Germany's Poverty Rate Hits 16.1% Record Amid AI Income Divergence and Stalled Wage Talks
04.06.2026 - 08:05:23 | boerse-global.de
The digital revolution is carving deeper fault lines in Germany's labor market. Freelance translators and copywriters report income losses of 30 to 40 percent thanks to generative AI tools, while professionals with artificial intelligence skills are seeing salary jumps of up to 76 percent in IT and 68 percent in finance. This widening chasm is playing out against a backdrop of record poverty: the proportion of Germans classified as poor reached 16.1 percent this year.
That figure, published by the Paritätischer Wohlfahrtsverband in its latest poverty report, translates to roughly 13.3 million people. The rate climbed 0.6 percentage points from the prior year. Alarming policymakers is the finding that between 1.8 million and 2 million full-time employees earn too little to escape poverty.
Lawmakers have tried to address the issue through the minimum wage. As of January 1, 2026, the statutory floor rose to €13.90 per hour, with another increase to €14.60 scheduled for early 2027. For a family of two adults and two children, however, anything below a net monthly income of €3,035 still counts as poverty. Unions are pushing for €15 or even €20 an hour; employers warn that such hikes will stoke costs and prices.
Germany spends roughly 30 percent of its economic output on social benefits—about the European average—but critics question whether the system is delivering effectively. The debate is most acute in the eastern state of Brandenburg, where negotiations for 80,000 retail employees collapsed on June 1. Employers proposed a six-month wage freeze, followed by a 2 percent raise (around €63 more per month for a saleswoman) and a further 1.5 percent in October 2027. The union ver.di rejected the offer, demanding 7 percent or at least €222 extra per month, along with a sector-specific minimum of €14.90 and an extra €150 for apprentices.
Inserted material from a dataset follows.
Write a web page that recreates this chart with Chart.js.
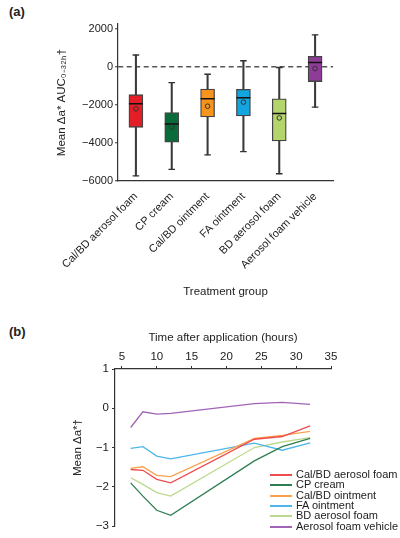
<!DOCTYPE html>
<html>
<head>
<meta charset="utf-8">
<script src="https://cdn.jsdelivr.net/npm/chart.js@4.4.1/dist/chart.umd.min.js"></script>
<style>
body { margin: 0; background: #fff; font-family: "Liberation Sans", Arial, sans-serif; color: #222; }
#wrap { position: relative; width: 400px; height: 538px; overflow: hidden; }
.panel { position: absolute; left: 0; width: 400px; }
.tag { position: absolute; left: 9px; font-weight: bold; font-size: 13px; }
#legend { position: absolute; left: 270px; top: 469px; width: 130px; height: 66px; font-size: 11px; }
#legend .row { position: absolute; left: 0; height: 11px; line-height: 11px; white-space: nowrap; }
#legend .sw { position: absolute; left: 0; top: 5px; width: 22px; height: 2px; }
#legend .txt { position: absolute; left: 26px; top: 0; }
</style>
</head>
<body>
<div id="wrap">
  <div class="tag" style="top:4px">(a)</div>
  <div class="panel" style="top:0;height:300px"><canvas id="chartBox"></canvas></div>
  <div class="tag" style="top:324px">(b)</div>
  <div class="panel" style="top:310px;height:228px"><canvas id="chartTime"></canvas></div>
  <div id="legend"></div>
</div>
<script>
// panel (a): box plot values
const groups = ['Cal/BD aerosol foam', 'CP cream', 'Cal/BD ointment', 'FA ointment', 'BD aerosol foam', 'Aerosol foam vehicle'];
const whiskerLow = [-5730, -5390, -4630, -4455, -5620, -2120];
const boxLow = [-3180, -3960, -2630, -2580, -3890, -775];
const medians = [-1940, -3005, -1680, -1625, -2455, 230];
const boxHigh = [-1465, -2400, -1165, -1180, -1680, 550];
const whiskerHigh = [620, -830, -390, 320, -35, 1680];
const means = [-2210, -3160, -2070, -1855, -2685, -90];
const boxColors = ['#e31e26', '#0a6b3a', '#f7941d', '#12a5e0', '#b4d56b', '#8e3c97'];
const aTicks = [-6000, -4000, -2000, 0, 2000];

// panel (b): mean change over time
const hours = [6.25, 8, 10, 12, 24, 28, 32];
const hourTicks = [5, 10, 15, 20, 25, 30, 35];
const bTicks = [-3, -2, -1, 0, 1];
const calbdFoam = [-1.56, -1.58, -1.81, -1.90, -0.79, -0.72, -0.45];
const cpCream = [-1.90, -2.24, -2.60, -2.73, -1.34, -0.98, -0.77];
const calbdOint = [-1.53, -1.49, -1.71, -1.74, -0.77, -0.69, -0.59];
const faOint = [-1.02, -0.98, -1.22, -1.29, -0.89, -1.07, -0.88];
const bdFoam = [-1.77, -1.94, -2.15, -2.24, -1.00, -0.86, -0.75];
const vehicle = [-0.49, -0.09, -0.15, -0.13, 0.12, 0.15, 0.10];
const lineColors = ['#ee4b4f', '#2f7d52', '#f9a24b', '#4db6e8', '#bcd98d', '#a264b5'];

Chart.defaults.font.family = '"Liberation Sans", Arial, sans-serif';
Chart.defaults.color = '#222';
Chart.defaults.animation = false;

const minus = v => String(v).replace('-', '\u2212');

const ctxBox = document.getElementById('chartBox').getContext('2d');
const chartBox = new Chart(ctxBox, {
    type: 'bar',
    data: {
        labels: groups,
        datasets: [
            {
                type: 'line', label: 'mean', data: means, showLine: false, order: 0,
                pointStyle: 'circle', pointRadius: 2.3, pointBorderWidth: 1,
                pointBorderColor: '#333', pointBackgroundColor: 'rgba(0,0,0,0)'
            },
            {
                type: 'line', label: 'median', data: medians, showLine: false, order: 1,
                pointStyle: 'line', pointRadius: 7, pointBorderWidth: 1.5, pointBorderColor: '#111'
            },
            {
                label: 'box', data: groups.map((g, i) => [boxLow[i], boxHigh[i]]), order: 2,
                grouped: false, barThickness: 14, backgroundColor: boxColors,
                borderColor: '#444', borderWidth: 1.3, borderSkipped: false
            },
            {
                type: 'line', label: 'cap low', data: whiskerLow, showLine: false, order: 3,
                pointStyle: 'line', pointRadius: 3.3, pointBorderWidth: 1.3, pointBorderColor: '#333'
            },
            {
                type: 'line', label: 'cap high', data: whiskerHigh, showLine: false, order: 3,
                pointStyle: 'line', pointRadius: 3.3, pointBorderWidth: 1.3, pointBorderColor: '#333'
            },
            {
                label: 'whisker', data: groups.map((g, i) => [whiskerLow[i], whiskerHigh[i]]), order: 4,
                grouped: false, barThickness: 1.4, backgroundColor: '#3a3a3a', borderWidth: 0
            }
        ]
    },
    options: {
        responsive: true,
        maintainAspectRatio: false,
        layout: { padding: { top: 24, right: 67, left: 0, bottom: 0 } },
        plugins: { legend: { display: false }, tooltip: { enabled: false } },
        scales: {
            x: {
                grid: { display: false },
                border: { color: '#333', width: 1.2 },
                ticks: { autoSkip: false, minRotation: 45, maxRotation: 45, padding: 1, font: { size: 11 } },
                title: { display: true, text: 'Treatment group', font: { size: 11.5 }, padding: { top: 2, bottom: 1 } },
                afterFit: s => { s.height = 119; }
            },
            y: {
                min: -6000,
                max: 2250,
                afterBuildTicks: s => { s.ticks = aTicks.map(v => ({ value: v })); },
                afterFit: s => { s.width = 118; },
                border: { color: '#333', width: 1.2, dash: [5, 3.5] },
                grid: {
                    color: c => (c.tick && c.tick.value === 0) ? '#555' : 'rgba(0,0,0,0)',
                    lineWidth: 1.5, tickLength: 3, tickColor: '#333', tickWidth: 1
                },
                ticks: { padding: 2, font: { size: 11 }, callback: v => minus(v) },
                title: { display: true, text: 'Mean \u0394a* AUC\u2080\u208B\u2083\u2082\u2095\u2020', font: { size: 11.5 }, padding: { top: 55, bottom: 0 } }
            }
        }
    }
});

const series = [calbdFoam, cpCream, calbdOint, faOint, bdFoam, vehicle];

const ctxTime = document.getElementById('chartTime').getContext('2d');
const chartTime = new Chart(ctxTime, {
    type: 'line',
    data: {
        datasets: series.map((vals, k) => ({
            label: groups[k],
            data: hours.map((h, i) => ({ x: h, y: vals[i] })),
            borderColor: lineColors[k],
            borderWidth: 1.3,
            pointRadius: 0,
            fill: false,
            tension: 0
        }))
    },
    options: {
        responsive: true,
        maintainAspectRatio: false,
        layout: { padding: { top: 0, right: 69, left: 0, bottom: 12 } },
        plugins: { legend: { display: false }, tooltip: { enabled: false } },
        scales: {
            x: {
                type: 'linear',
                position: 'top',
                min: 4,
                max: 35,
                afterBuildTicks: s => { s.ticks = hourTicks.map(v => ({ value: v })); },
                afterFit: s => { s.height = 59; },
                border: { color: '#333', width: 1.2 },
                grid: { drawOnChartArea: false, tickLength: 3, color: '#333', tickWidth: 1 },
                ticks: { padding: 2, font: { size: 11.5 }, maxRotation: 0 },
                title: { display: true, text: 'Time after application (hours)', font: { size: 11.5 }, padding: { top: 21, bottom: 0 } }
            },
            y: {
                min: -3,
                max: 1,
                afterBuildTicks: s => { s.ticks = bTicks.map(v => ({ value: v })); },
                afterFit: s => { s.width = 115; },
                border: { color: '#333', width: 1.2 },
                grid: { drawOnChartArea: false, tickLength: 3, color: '#333', tickWidth: 1 },
                ticks: { padding: 3, font: { size: 11.5 }, callback: v => minus(v) },
                title: { display: true, text: 'Mean \u0394a*\u2020', font: { size: 11.5 }, padding: { top: 71, bottom: 0 } }
            }
        }
    }
});

// legend for panel (b), built from the same names and colours
const legendEl = document.getElementById('legend');
groups.forEach((g, k) => {
    const row = document.createElement('div');
    row.className = 'row';
    row.style.top = Math.round(k * 10.3) + 'px';
    const sw = document.createElement('span');
    sw.className = 'sw';
    sw.style.backgroundColor = lineColors[k];
    const txt = document.createElement('span');
    txt.className = 'txt';
    txt.textContent = g;
    row.appendChild(sw);
    row.appendChild(txt);
    legendEl.appendChild(row);
});
</script>
</body>
</html>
The peace obligation expires June 30, with the next round set for June 23. A tough standoff looms.
Across Europe, wage floors are in flux. Poland expects to lift its minimum to roughly 4,986 zloty in 2027, up from 4,806 zloty now. In Switzerland, the Nationalrat ruled on June 1 that general collective agreements can override cantonal minimum wages—a step unions sharply criticized.
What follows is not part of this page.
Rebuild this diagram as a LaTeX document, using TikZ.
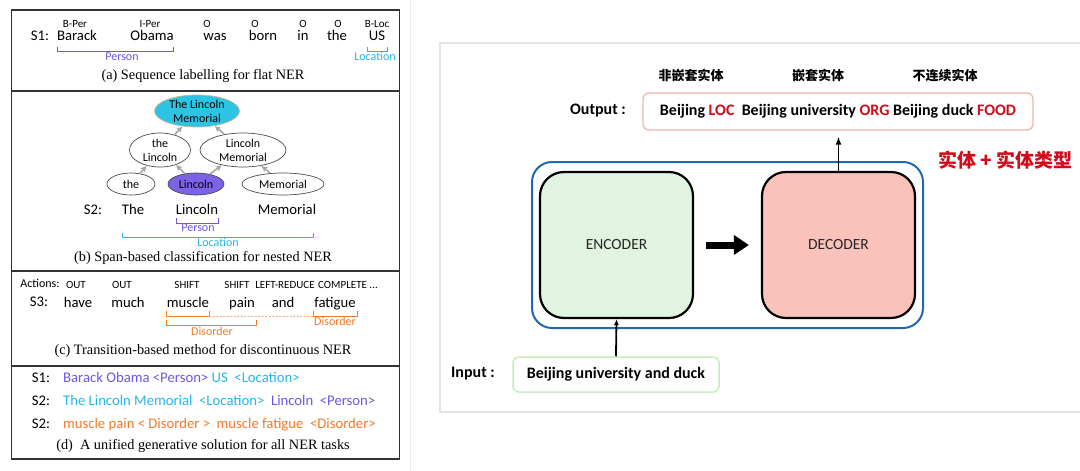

Technology is also reshaping political communication. Brandenburg's domestic intelligence agency, the Verfassungsschutz, recently flagged an AI-generated social-media account called "Brandenburger Mädel" that systematically pushes propaganda and pro-AfD content to younger audiences.
The June 23 talks in Brandenburg will be a key test of whether wage growth can keep pace with rising costs.